First-time volunteer Jennifer fondly remembers her Son City lunch days as a student back in 1991 when the cost was two loonies and the drink served was warm orange crush.
Indeed, the two slush machines are a treasure and have a special history. Eight years ago, high school sociology teacher Brad Mehling encouraged a group of his students to submit essays for an opportunity to win a $2,000 grant. They had to explain why a deserving charity that reached out to the community should win. Curtis Sawatsky’s essay about the Son City lunch ministry won. The money, given by the Loewen Foundation, enabled the purchase of the two slush machines, one of which had to be replaced last year for a cost of about $3,600. They are the unique domains of Marlene Stott, who knows how to work them and prepares trays of slushies in advance and places them in the chest freezers. It’s something to behold when Evelyn approaches those trays and flips the straws into the glasses two by two.
“Evelyn does everything,” the volunteers crow about their leader of ten years. “She is amazing!”
Evelyn bakes homemade croutons for salads, grates bulk cheese at home, and fills her SUV with supplies from Wholesale Club (a four-hour task every second week).
“It is so full that I have had to open the box of breadsticks and poke individual packages into small spaces to get them in!” Evelyn says, laughing. When she’s five minutes from Niverville, she phones ahead and several volunteers appear to help unload. “We almost break even.
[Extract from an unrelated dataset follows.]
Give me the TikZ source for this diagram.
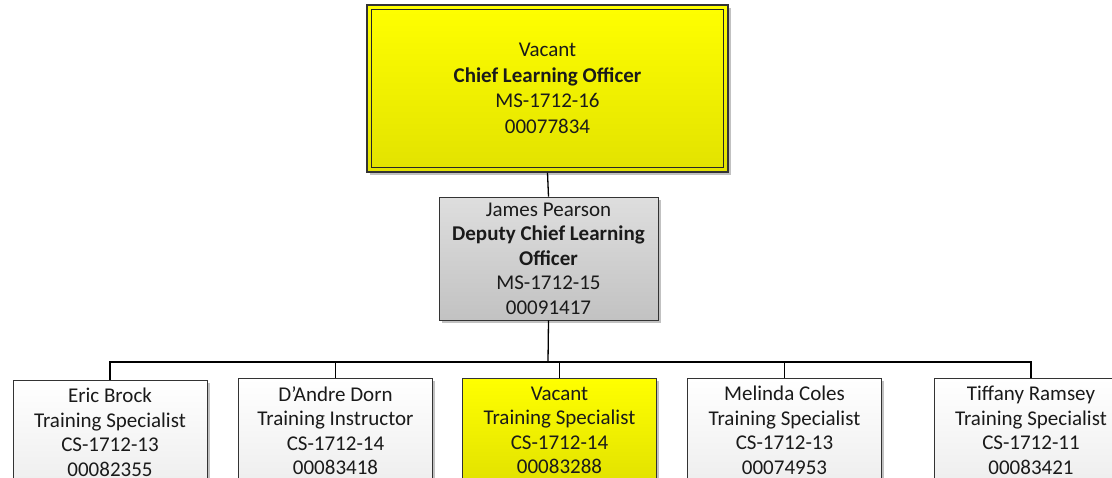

Word of Life makes up any shortfall from their funds.”
The ministry originated in 1986 when Tassos Xanthopoulos was senior pastor of Word of Life Church. The youth pastor, Paul Derksen, proposed the lunch as an outreach of Life Ministries to Youth. Joy, Xanthopoulos’ wife, agreed to do all the cooking for the 25 students who regularly showed up. She led the ministry for many years with the aid of a few volunteers.
At the mid-morning break, one volunteer produces a dessert and coffee is served. Volunteer Lois Wiebe smiles as she says, “Here there is ministry within the ministry, an opportunity to serve each other, bond, and form friendships. It’s an exciting thing to be a part of!”
The dessert volunteer is the one to take the tea towels and aprons home to be washed. Victoria and Marg Paver made specially designed aprons with a Son City logo sewn on them that capture the spirit of the volunteers in a very charming way.
Volunteers stand for almost four hours and dishes are washed by hand. The organization is breathtaking. For instance, I witnessed three large boxes of chicken breasts being precooked for a meal two weeks in advance because the ovens would be needed the following week to cook lasagne. Five batches of brownies were being prepared on huge baking sheets for the next Tuesday.
“Kids really are thankful,” says volunteer Kayloma Capps. “They’ll say thanks every time they’re served.” Well, most of them anyway.